**Task description**
Your task is to repeat the lines from the line with "Write a component" to the line with "Chart.register(...registerables);", both ends included, and nothing else. Pictures stay out of the copy.

**Records provided**

[BEGIN]

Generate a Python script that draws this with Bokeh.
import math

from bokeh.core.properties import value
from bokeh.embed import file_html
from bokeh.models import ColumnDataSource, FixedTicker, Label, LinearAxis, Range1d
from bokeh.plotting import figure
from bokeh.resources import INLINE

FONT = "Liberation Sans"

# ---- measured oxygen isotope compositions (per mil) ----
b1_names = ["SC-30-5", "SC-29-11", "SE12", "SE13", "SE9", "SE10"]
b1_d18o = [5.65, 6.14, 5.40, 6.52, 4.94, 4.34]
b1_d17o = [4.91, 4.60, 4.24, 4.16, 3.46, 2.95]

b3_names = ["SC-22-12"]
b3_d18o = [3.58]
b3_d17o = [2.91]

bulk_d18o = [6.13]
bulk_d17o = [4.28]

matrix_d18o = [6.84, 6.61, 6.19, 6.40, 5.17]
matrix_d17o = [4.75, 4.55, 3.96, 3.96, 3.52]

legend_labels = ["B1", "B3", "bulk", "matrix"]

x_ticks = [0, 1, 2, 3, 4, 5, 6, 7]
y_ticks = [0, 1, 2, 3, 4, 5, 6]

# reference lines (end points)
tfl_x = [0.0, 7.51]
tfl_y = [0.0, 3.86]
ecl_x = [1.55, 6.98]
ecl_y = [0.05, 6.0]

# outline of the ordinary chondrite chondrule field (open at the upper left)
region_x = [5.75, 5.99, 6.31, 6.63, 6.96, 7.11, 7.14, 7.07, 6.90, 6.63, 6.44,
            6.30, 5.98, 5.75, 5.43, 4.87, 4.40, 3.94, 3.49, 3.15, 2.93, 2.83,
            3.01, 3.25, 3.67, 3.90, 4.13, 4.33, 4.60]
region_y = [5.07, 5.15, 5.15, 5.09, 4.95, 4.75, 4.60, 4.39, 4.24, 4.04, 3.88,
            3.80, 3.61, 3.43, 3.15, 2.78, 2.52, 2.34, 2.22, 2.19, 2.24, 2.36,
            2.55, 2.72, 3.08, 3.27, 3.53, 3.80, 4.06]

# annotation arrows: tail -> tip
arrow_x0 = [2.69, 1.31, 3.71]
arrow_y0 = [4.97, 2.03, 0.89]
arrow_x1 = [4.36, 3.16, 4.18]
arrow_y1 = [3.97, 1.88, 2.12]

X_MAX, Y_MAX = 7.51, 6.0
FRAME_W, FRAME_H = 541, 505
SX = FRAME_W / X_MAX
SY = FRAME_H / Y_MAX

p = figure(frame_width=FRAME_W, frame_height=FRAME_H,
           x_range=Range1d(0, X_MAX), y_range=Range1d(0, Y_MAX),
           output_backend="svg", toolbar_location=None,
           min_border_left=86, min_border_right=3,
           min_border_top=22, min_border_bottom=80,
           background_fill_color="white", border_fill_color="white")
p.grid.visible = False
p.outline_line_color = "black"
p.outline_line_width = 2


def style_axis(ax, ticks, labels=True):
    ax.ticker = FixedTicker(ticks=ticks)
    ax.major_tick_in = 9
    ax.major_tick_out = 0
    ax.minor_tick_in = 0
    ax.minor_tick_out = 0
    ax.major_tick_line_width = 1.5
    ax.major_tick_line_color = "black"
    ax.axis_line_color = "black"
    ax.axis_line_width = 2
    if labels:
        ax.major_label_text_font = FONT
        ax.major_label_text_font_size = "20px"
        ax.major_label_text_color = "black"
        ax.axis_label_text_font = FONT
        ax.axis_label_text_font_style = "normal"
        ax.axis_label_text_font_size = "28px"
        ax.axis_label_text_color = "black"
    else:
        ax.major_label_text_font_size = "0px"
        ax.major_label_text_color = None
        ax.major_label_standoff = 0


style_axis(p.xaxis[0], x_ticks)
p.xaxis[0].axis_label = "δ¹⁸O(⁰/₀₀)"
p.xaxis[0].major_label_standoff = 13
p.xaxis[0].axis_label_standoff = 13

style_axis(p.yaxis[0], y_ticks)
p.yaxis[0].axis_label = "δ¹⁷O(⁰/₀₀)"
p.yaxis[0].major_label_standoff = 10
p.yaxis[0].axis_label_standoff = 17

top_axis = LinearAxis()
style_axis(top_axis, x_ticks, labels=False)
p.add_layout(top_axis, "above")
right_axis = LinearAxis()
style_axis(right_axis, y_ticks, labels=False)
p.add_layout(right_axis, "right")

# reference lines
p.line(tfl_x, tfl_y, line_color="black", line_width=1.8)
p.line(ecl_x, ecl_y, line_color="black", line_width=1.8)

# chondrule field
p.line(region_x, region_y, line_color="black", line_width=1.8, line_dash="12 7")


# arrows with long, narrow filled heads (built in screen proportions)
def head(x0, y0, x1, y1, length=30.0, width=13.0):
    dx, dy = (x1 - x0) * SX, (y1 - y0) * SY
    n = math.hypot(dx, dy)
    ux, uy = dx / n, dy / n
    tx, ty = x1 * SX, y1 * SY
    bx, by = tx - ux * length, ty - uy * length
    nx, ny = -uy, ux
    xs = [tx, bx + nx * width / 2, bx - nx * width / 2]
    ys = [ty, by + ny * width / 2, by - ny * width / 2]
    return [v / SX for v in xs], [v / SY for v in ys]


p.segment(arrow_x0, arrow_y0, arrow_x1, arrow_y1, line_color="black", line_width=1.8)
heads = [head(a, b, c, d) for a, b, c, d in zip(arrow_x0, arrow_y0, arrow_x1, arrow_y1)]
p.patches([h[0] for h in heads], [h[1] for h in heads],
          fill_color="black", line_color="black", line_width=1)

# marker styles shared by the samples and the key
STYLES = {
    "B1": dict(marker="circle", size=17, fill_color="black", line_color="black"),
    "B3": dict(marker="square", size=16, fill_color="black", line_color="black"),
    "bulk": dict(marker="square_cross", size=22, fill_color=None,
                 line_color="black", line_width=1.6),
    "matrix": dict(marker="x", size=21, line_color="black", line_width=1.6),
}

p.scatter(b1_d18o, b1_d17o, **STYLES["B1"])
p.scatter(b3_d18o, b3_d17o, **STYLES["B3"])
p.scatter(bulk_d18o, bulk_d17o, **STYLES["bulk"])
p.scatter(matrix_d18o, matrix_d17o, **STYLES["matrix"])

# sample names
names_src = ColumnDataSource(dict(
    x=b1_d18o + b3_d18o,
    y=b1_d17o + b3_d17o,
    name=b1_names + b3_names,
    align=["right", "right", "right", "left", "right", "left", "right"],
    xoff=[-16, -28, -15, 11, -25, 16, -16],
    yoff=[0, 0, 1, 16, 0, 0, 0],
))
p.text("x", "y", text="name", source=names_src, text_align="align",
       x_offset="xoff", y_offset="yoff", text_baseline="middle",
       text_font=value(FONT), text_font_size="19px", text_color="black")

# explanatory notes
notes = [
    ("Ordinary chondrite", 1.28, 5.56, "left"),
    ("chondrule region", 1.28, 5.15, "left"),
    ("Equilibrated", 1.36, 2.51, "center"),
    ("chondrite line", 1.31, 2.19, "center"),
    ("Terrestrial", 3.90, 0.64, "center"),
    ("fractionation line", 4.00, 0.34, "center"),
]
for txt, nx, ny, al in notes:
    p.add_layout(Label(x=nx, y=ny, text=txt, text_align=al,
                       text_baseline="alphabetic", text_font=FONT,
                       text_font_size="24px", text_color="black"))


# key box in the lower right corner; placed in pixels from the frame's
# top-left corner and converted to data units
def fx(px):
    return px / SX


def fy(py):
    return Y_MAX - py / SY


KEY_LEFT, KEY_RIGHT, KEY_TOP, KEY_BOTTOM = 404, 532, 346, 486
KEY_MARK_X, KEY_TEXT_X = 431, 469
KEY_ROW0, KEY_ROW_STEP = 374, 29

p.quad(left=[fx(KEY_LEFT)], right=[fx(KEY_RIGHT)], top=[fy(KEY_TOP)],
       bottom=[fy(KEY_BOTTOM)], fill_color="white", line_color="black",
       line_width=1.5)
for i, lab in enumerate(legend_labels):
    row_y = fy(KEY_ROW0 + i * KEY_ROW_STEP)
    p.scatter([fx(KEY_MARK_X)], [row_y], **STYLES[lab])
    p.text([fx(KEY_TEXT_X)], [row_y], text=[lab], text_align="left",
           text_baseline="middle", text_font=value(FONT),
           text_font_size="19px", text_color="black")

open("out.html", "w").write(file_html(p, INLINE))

[END]
[BEGIN]

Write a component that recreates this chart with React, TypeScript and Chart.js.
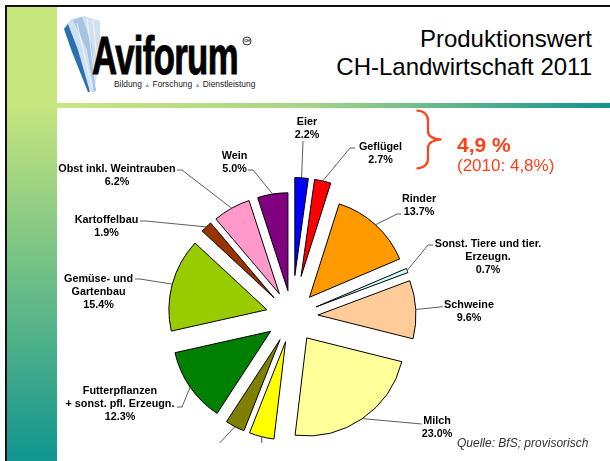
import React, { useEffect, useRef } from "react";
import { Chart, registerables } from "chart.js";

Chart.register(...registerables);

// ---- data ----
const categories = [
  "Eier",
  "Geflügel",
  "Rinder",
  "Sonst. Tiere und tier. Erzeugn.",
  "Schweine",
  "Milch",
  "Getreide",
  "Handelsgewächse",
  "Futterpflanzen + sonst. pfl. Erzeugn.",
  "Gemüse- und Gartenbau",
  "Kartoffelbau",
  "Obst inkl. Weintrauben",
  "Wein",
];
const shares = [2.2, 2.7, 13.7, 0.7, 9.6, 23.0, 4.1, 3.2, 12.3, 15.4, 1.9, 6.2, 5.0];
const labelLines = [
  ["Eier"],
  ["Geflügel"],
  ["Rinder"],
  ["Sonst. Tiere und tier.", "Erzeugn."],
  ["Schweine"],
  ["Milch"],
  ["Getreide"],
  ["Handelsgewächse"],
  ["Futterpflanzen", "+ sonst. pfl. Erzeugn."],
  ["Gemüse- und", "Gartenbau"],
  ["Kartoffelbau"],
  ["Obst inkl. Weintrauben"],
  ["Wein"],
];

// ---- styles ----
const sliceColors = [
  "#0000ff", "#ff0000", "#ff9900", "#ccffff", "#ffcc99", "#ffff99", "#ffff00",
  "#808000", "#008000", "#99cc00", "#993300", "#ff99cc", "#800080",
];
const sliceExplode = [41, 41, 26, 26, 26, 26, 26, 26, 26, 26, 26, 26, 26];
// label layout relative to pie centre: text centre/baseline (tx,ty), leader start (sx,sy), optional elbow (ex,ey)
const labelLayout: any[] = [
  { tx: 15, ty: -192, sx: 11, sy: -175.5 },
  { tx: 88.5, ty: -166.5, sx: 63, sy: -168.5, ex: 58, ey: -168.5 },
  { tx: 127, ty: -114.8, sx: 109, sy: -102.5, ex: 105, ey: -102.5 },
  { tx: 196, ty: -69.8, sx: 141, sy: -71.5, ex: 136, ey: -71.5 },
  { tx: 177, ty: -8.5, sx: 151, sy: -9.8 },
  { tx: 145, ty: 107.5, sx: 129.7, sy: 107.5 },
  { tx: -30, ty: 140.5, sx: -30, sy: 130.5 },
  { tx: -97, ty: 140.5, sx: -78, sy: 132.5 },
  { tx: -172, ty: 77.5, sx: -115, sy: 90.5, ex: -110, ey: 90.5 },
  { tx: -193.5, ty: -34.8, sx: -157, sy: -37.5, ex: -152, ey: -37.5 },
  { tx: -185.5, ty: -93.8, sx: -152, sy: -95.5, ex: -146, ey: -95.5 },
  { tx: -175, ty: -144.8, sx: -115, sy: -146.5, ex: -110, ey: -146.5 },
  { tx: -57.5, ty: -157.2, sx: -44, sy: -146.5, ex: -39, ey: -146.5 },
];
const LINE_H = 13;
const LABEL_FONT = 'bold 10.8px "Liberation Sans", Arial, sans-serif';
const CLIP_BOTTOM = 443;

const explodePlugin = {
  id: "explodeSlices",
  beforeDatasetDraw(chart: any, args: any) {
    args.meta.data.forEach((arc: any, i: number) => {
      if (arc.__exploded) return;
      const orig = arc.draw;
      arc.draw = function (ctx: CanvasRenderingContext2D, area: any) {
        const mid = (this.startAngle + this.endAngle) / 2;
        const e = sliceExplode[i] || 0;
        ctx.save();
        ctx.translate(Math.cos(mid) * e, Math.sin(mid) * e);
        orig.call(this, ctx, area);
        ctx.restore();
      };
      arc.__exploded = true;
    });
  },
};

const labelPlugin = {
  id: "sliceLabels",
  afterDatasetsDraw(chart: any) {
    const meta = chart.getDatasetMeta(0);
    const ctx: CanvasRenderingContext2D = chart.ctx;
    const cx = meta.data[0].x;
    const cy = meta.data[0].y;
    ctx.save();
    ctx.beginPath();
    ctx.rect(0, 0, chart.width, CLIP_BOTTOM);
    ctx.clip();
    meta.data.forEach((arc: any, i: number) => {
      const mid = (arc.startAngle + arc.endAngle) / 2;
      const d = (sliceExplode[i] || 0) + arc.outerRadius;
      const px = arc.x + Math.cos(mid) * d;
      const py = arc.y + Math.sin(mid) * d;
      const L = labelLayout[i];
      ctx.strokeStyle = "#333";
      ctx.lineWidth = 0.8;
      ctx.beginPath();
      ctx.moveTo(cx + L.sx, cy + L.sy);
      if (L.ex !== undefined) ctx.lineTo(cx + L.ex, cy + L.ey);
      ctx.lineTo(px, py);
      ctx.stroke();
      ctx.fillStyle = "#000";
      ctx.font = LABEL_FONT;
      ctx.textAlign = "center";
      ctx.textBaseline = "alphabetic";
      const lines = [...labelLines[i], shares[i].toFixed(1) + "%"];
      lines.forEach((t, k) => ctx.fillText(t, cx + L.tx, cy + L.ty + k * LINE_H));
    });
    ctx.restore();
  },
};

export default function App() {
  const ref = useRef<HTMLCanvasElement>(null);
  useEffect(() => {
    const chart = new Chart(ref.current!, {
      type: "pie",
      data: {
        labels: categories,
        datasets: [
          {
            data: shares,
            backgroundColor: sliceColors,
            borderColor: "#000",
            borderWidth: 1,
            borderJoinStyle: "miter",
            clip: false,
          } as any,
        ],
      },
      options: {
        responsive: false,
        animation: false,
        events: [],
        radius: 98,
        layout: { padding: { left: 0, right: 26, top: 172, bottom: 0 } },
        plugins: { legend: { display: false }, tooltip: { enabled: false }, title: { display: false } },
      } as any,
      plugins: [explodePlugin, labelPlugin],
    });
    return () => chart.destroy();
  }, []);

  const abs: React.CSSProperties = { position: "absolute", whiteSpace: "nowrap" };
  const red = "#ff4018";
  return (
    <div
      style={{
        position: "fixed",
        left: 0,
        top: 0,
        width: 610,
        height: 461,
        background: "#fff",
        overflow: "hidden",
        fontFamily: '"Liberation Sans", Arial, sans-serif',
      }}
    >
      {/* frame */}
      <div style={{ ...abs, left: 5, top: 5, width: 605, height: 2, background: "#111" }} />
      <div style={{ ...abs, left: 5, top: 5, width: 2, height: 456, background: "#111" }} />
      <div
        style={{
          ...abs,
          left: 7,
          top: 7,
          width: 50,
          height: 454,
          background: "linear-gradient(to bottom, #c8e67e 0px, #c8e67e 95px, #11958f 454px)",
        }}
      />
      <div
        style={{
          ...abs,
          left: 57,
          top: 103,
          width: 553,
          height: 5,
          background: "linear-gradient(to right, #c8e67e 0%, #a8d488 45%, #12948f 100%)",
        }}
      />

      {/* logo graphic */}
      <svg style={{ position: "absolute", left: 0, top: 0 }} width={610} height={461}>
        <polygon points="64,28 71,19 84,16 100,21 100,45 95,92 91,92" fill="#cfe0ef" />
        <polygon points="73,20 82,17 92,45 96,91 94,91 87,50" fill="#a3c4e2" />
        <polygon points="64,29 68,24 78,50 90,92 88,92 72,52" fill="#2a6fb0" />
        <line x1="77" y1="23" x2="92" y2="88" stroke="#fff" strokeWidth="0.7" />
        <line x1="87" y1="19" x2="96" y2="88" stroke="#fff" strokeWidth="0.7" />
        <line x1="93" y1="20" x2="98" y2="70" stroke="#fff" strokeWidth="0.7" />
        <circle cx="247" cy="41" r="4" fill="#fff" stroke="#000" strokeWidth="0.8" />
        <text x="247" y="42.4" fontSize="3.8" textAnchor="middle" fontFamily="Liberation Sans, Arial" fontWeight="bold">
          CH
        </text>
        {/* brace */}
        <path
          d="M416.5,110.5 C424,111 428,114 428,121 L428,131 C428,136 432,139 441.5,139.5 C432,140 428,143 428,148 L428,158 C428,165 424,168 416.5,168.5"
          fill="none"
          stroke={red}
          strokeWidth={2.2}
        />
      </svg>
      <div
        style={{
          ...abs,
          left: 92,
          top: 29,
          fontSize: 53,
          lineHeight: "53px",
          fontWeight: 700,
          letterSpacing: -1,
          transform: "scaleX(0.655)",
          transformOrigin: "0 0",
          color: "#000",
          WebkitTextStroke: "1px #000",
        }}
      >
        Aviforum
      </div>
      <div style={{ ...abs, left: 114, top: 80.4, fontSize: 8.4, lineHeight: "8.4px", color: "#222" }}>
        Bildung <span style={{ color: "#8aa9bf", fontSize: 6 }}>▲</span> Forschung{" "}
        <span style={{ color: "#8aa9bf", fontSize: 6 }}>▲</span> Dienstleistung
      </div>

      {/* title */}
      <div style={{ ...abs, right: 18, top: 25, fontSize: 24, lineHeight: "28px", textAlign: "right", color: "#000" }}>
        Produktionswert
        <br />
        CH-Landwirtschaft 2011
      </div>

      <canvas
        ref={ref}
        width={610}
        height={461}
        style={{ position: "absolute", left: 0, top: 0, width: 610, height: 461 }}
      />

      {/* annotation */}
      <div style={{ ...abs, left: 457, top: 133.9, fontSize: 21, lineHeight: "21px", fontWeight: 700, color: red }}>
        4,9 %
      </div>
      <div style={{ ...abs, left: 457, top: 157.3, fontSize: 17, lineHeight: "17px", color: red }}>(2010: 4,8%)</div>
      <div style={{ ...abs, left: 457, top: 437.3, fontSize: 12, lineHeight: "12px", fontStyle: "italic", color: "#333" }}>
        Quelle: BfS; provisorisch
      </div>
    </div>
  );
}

[END]
[BEGIN]

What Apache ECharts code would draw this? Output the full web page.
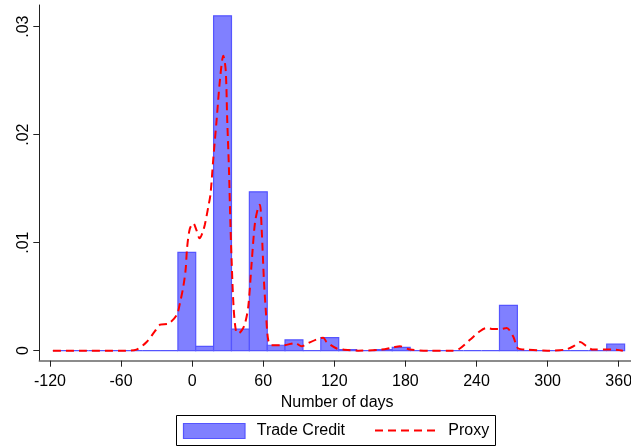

[END]

**Task answer**
Write a component that recreates this chart with React, TypeScript and Chart.js.
import React, { useEffect, useRef } from "react";
import { Chart, registerables } from "chart.js";

Chart.register(...registerables);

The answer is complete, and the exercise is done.